The head of Gazexport Alexander Medvedev has been reported as saying that unless Tbilisi signed a new contract for 2007 on terms demanded by the Russian company, Gazprom would turn off the taps and make only transit deliveries to Armenia through the pipeline that crosses Georgia.

“If there is no contract, we will be obliged to supply only consumers in Armenia. I wouldn’t call this a cutoff. The lack of a supply contract means no supplies,” Medvedev said, as quoted by Associated Press. He added that Georgia could negotiate a lower price only if they offered some power assets in exchange. 

Medvedev also said that this option had been offered to all of the Caucasus states, but so far only Armenia had agreed to such a deal, which secured lower prices of gas deliveries.  

Armenia is currently paying $110 for 1,000 cubic meters of Russian gas and this price will stay fixed supposedly until the end of 2008. In exchange for this price Armenia agreed to hand over control of key energy facilities, including the Armenian segment of a planned pipeline bringing Iranian gas to the country, which is due to open later this year. 

Moldova managed to fair slightly better for 2007 with an increase to $170 per 1000 cubic metres, although the hidden cost was losing yet a further stake in the country’s pipeline operator, Moldovagaz, which brings Gazprom’s share to around 63%. 

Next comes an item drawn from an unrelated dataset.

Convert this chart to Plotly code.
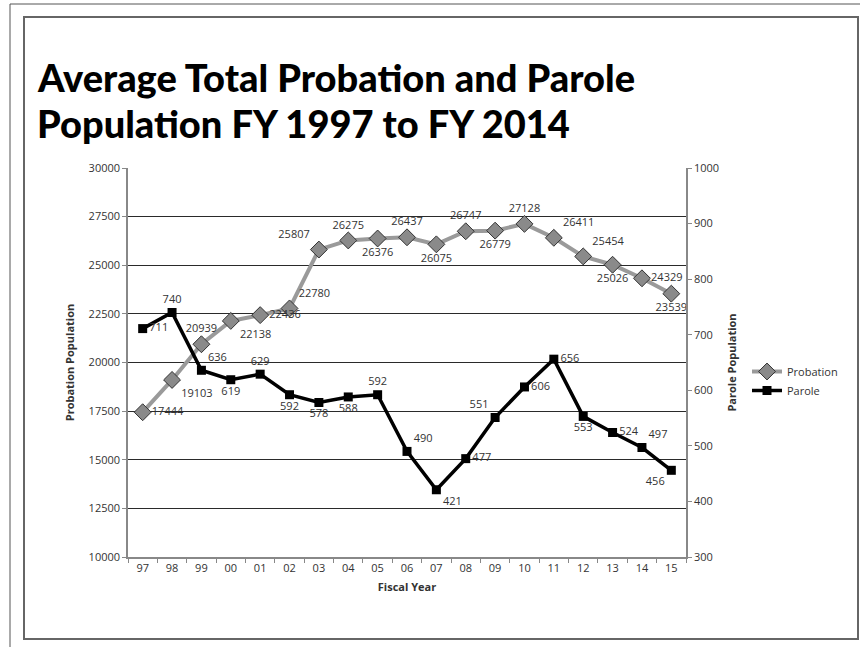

Ukraine, which carries 80% of Russian exports to Western Europe, also faced a price increase up to $130 per 1000 cubic metres, still not as much as Gazprom wanted.


Future Outcome 

So where you may well ask is this all heading? Will large price increases benefit Gazprom and the people of Russia? Or will demand for Russian gas reduce as Gazprom’s customers seek to purchase their gas elsewhere? For some time now Poland has been looking to diversify its gas supplies and reduce their dependence on Russian gas. This appears at the moment to be uneconomical as Russia is still a cheap source of gas for them, but that, as we have seen, can always change.